I've been working on a data model for an analytics system for a little while now, but I just can't seem to get the right setup for my primary keys. I've watched a bunch of videos (https://www.youtube.com/watch?v=UP74jC1kM3w&list=PLqcm6qE9lgKJoSWKYWHWhrVupRbS8mmDA&index=9) to gain some learnings about best practises, especially concerning time-series data.
Regarding PRIMARY KEYS, I can't seem to get the right balance so that I can query the way I need to.
Here is my data model so far:
CREATE TABLE eventPropertyCountsByDay (
user_id int,
event_type varchar,
property varchar,
value varchar,
date_to_day varchar,
count counter,
PRIMARY KEY ((event_type, user_id), date_to_day, property, value)
) WITH CLUSTERING ORDER BY (date_to_day DESC, property DESC, value DESC);
I am storing events in another table and event properties in this table (column family).
I need to be able to query according to the user id, with an IN query to get records for multiple users at once, but I also need to query on the property and value fields, as well as specifying a date range.

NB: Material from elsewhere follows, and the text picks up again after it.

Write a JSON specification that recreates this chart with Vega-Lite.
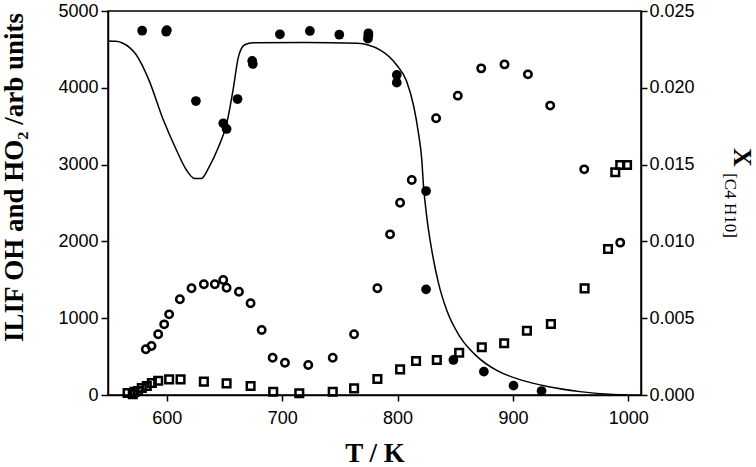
{
  "$schema": "https://vega.github.io/schema/vega-lite/v6.json",
  "width": 533,
  "height": 384,
  "autosize": {"type": "none"},
  "padding": {"left": 108, "top": 11, "right": 115, "bottom": 72},
  "background": "white",
  "config": {
    "view": {"stroke": "black", "strokeWidth": 1.5},
    "axis": {
      "grid": false,
      "domainColor": "black",
      "domainWidth": 1.5,
      "tickColor": "black",
      "tickWidth": 1.5,
      "labelColor": "black",
      "labelFont": "Liberation Sans",
      "labelFontSize": 18,
      "titleColor": "black",
      "titleFont": "Liberation Serif"
    }
  },
  "title": {
    "text": "X",
    "orient": "right",
    "anchor": "start",
    "frame": "group",
    "font": "Liberation Serif",
    "fontSize": 26,
    "fontWeight": "bold",
    "color": "black",
    "offset": -9,
    "dx": 137
  },
  "datasets": {
    "pts": [
      {"T": 578.6, "v": 4743, "s": "OH"},
      {"T": 599.4, "v": 4730, "s": "OH"},
      {"T": 600.0, "v": 4750, "s": "OH"},
      {"T": 625.2, "v": 3828, "s": "OH"},
      {"T": 648.9, "v": 3538, "s": "OH"},
      {"T": 651.8, "v": 3464, "s": "OH"},
      {"T": 661.3, "v": 3854, "s": "OH"},
      {"T": 674.0, "v": 4349, "s": "OH"},
      {"T": 674.5, "v": 4310, "s": "OH"},
      {"T": 698.0, "v": 4697, "s": "OH"},
      {"T": 724.0, "v": 4740, "s": "OH"},
      {"T": 749.5, "v": 4691, "s": "OH"},
      {"T": 774.7, "v": 4710, "s": "OH"},
      {"T": 774.7, "v": 4680, "s": "OH"},
      {"T": 774.3, "v": 4640, "s": "OH"},
      {"T": 799.3, "v": 4167, "s": "OH"},
      {"T": 799.3, "v": 4067, "s": "OH"},
      {"T": 824.7, "v": 2656, "s": "OH"},
      {"T": 824.7, "v": 1376, "s": "OH"},
      {"T": 848.4, "v": 456, "s": "OH"},
      {"T": 874.8, "v": 304, "s": "OH"},
      {"T": 900.5, "v": 122, "s": "OH"},
      {"T": 924.8, "v": 52, "s": "OH"},
      {"T": 581.8, "v": 595, "s": "HO2"},
      {"T": 586.7, "v": 638, "s": "HO2"},
      {"T": 592.5, "v": 790, "s": "HO2"},
      {"T": 597.7, "v": 920, "s": "HO2"},
      {"T": 602.0, "v": 1050, "s": "HO2"},
      {"T": 611.3, "v": 1246, "s": "HO2"},
      {"T": 621.4, "v": 1389, "s": "HO2"},
      {"T": 632.1, "v": 1441, "s": "HO2"},
      {"T": 641.6, "v": 1441, "s": "HO2"},
      {"T": 648.9, "v": 1497, "s": "HO2"},
      {"T": 651.8, "v": 1397, "s": "HO2"},
      {"T": 662.5, "v": 1345, "s": "HO2"},
      {"T": 672.6, "v": 1194, "s": "HO2"},
      {"T": 682.2, "v": 846, "s": "HO2"},
      {"T": 691.7, "v": 486, "s": "HO2"},
      {"T": 702.4, "v": 421, "s": "HO2"},
      {"T": 722.6, "v": 390, "s": "HO2"},
      {"T": 743.8, "v": 486, "s": "HO2"},
      {"T": 762.3, "v": 790, "s": "HO2"},
      {"T": 782.5, "v": 1389, "s": "HO2"},
      {"T": 793.5, "v": 2092, "s": "HO2"},
      {"T": 802.2, "v": 2504, "s": "HO2"},
      {"T": 812.3, "v": 2800, "s": "HO2"},
      {"T": 833.4, "v": 3603, "s": "HO2"},
      {"T": 852.2, "v": 3898, "s": "HO2"},
      {"T": 872.5, "v": 4253, "s": "HO2"},
      {"T": 892.7, "v": 4305, "s": "HO2"},
      {"T": 913.0, "v": 4175, "s": "HO2"},
      {"T": 932.3, "v": 3768, "s": "HO2"},
      {"T": 961.8, "v": 2938, "s": "HO2"},
      {"T": 993.0, "v": 1984, "s": "HO2"},
      {"T": 566.0, "v": 26, "s": "SQ"},
      {"T": 570.5, "v": 10, "s": "SQ"},
      {"T": 572.0, "v": 40, "s": "SQ"},
      {"T": 575.0, "v": 52, "s": "SQ"},
      {"T": 578.3, "v": 91, "s": "SQ"},
      {"T": 582.6, "v": 117, "s": "SQ"},
      {"T": 587.0, "v": 156, "s": "SQ"},
      {"T": 592.5, "v": 186, "s": "SQ"},
      {"T": 602.0, "v": 204, "s": "SQ"},
      {"T": 611.9, "v": 204, "s": "SQ"},
      {"T": 632.1, "v": 174, "s": "SQ"},
      {"T": 651.8, "v": 152, "s": "SQ"},
      {"T": 672.6, "v": 117, "s": "SQ"},
      {"T": 692.2, "v": 43, "s": "SQ"},
      {"T": 714.8, "v": 22, "s": "SQ"},
      {"T": 743.8, "v": 43, "s": "SQ"},
      {"T": 762.3, "v": 87, "s": "SQ"},
      {"T": 782.5, "v": 208, "s": "SQ"},
      {"T": 802.2, "v": 334, "s": "SQ"},
      {"T": 816.0, "v": 443, "s": "SQ"},
      {"T": 834.0, "v": 456, "s": "SQ"},
      {"T": 853.4, "v": 551, "s": "SQ"},
      {"T": 873.0, "v": 621, "s": "SQ"},
      {"T": 892.4, "v": 673, "s": "SQ"},
      {"T": 912.1, "v": 837, "s": "SQ"},
      {"T": 932.9, "v": 924, "s": "SQ"},
      {"T": 962.1, "v": 1389, "s": "SQ"},
      {"T": 982.4, "v": 1901, "s": "SQ"},
      {"T": 988.7, "v": 2900, "s": "SQ"},
      {"T": 993.0, "v": 2995, "s": "SQ"},
      {"T": 998.9, "v": 2995, "s": "SQ"}
    ],
    "line": [
      {"T": 549, "x": 0.02305},
      {"T": 556, "x": 0.02303},
      {"T": 562, "x": 0.0229},
      {"T": 568, "x": 0.0226},
      {"T": 573, "x": 0.0222},
      {"T": 577, "x": 0.0217},
      {"T": 585, "x": 0.0204},
      {"T": 597, "x": 0.0179},
      {"T": 608, "x": 0.016},
      {"T": 617, "x": 0.01465},
      {"T": 624, "x": 0.0141},
      {"T": 630, "x": 0.0141},
      {"T": 637, "x": 0.0149},
      {"T": 644.5, "x": 0.0161},
      {"T": 652, "x": 0.0177},
      {"T": 657.5, "x": 0.0199},
      {"T": 662, "x": 0.022},
      {"T": 667.5, "x": 0.0228},
      {"T": 675, "x": 0.02294},
      {"T": 720, "x": 0.02295},
      {"T": 765, "x": 0.0229},
      {"T": 785, "x": 0.02245},
      {"T": 799, "x": 0.0215},
      {"T": 808, "x": 0.0204},
      {"T": 814, "x": 0.0188},
      {"T": 818, "x": 0.0171},
      {"T": 821, "x": 0.0153},
      {"T": 822.5, "x": 0.0136},
      {"T": 825.3, "x": 0.0116},
      {"T": 829.7, "x": 0.0094},
      {"T": 835.4, "x": 0.0073},
      {"T": 842.7, "x": 0.0055},
      {"T": 854, "x": 0.0038},
      {"T": 869, "x": 0.0025},
      {"T": 886, "x": 0.0016},
      {"T": 906, "x": 0.001},
      {"T": 930, "x": 0.00055},
      {"T": 958, "x": 0.00022},
      {"T": 987, "x": 0.00003},
      {"T": 999, "x": 0.0}
    ]
  },
  "layer": [
    {
      "data": {"name": "pts"},
      "encoding": {
        "x": {
          "field": "T", "type": "quantitative",
          "scale": {"domain": [549, 1011], "nice": false, "zero": false},
          "axis": {
            "values": [600, 700, 800, 900, 1000],
            "format": "d",
            "tickSize": 6, "labelPadding": 8,
            "title": "T / K",
            "titleFontSize": 27, "titleFontWeight": "bold",
            "titleBaseline": "alphabetic", "titleY": 66
          }
        },
        "y": {
          "field": "v", "type": "quantitative",
          "scale": {"domain": [0, 5000], "nice": false},
          "axis": {
            "orient": "left",
            "values": [0, 1000, 2000, 3000, 4000, 5000],
            "format": "d",
            "tickSize": 7, "labelPadding": 3,
            "title": "ILIF OH and HO₂ /arb units",
            "titleFontSize": 27, "titleFontWeight": "bold",
            "titleAngle": -90, "titleAlign": "center",
            "titleBaseline": "alphabetic", "titleX": -86, "titleY": 166
          }
        }
      },
      "layer": [
        {
          "transform": [{"filter": "datum.s === 'OH'"}],
          "mark": {"type": "circle", "size": 95, "color": "black", "opacity": 1}
        },
        {
          "transform": [{"filter": "datum.s === 'HO2'"}],
          "mark": {"type": "point", "shape": "circle", "filled": false, "size": 55, "strokeWidth": 2.5, "color": "black", "opacity": 1}
        },
        {
          "transform": [{"filter": "datum.s === 'SQ'"}],
          "mark": {"type": "point", "shape": "square", "filled": false, "size": 58, "strokeWidth": 2.5, "color": "black", "opacity": 1}
        }
      ]
    },
    {
      "data": {"name": "line"},
      "mark": {"type": "line", "color": "black", "strokeWidth": 1.5, "interpolate": "monotone"},
      "encoding": {
        "x": {"field": "T", "type": "quantitative", "scale": {"domain": [549, 1011], "nice": false, "zero": false}},
        "y": {
          "field": "x", "type": "quantitative",
          "scale": {"domain": [0, 0.025], "nice": false},
          "axis": {
            "orient": "right",
            "values": [0, 0.005, 0.01, 0.015, 0.02, 0.025],
            "format": ".3f",
            "tickSize": 6, "labelPadding": 2,
            "title": "[C4 H10]",
            "titleFontSize": 17, "titleFontWeight": "normal",
            "titleAngle": 90, "titleAlign": "center",
            "titleBaseline": "alphabetic", "titleX": 83, "titleY": 194
          }
        }
      }
    }
  ],
  "resolve": {"scale": {"y": "independent"}}
}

Here is an example of the query I'm trying to achieve:
SELECT * FROM eventPropertyCountsByWeek
WHERE event_type = 'some_event'
AND date_to_day > '2014-09-24'
AND user_id IN (123, 456)
AND property = 'property_name'
AND value = 'property_value'
How can I accomplish this sort of query? What kind of other column families might I need to introduce to break it down?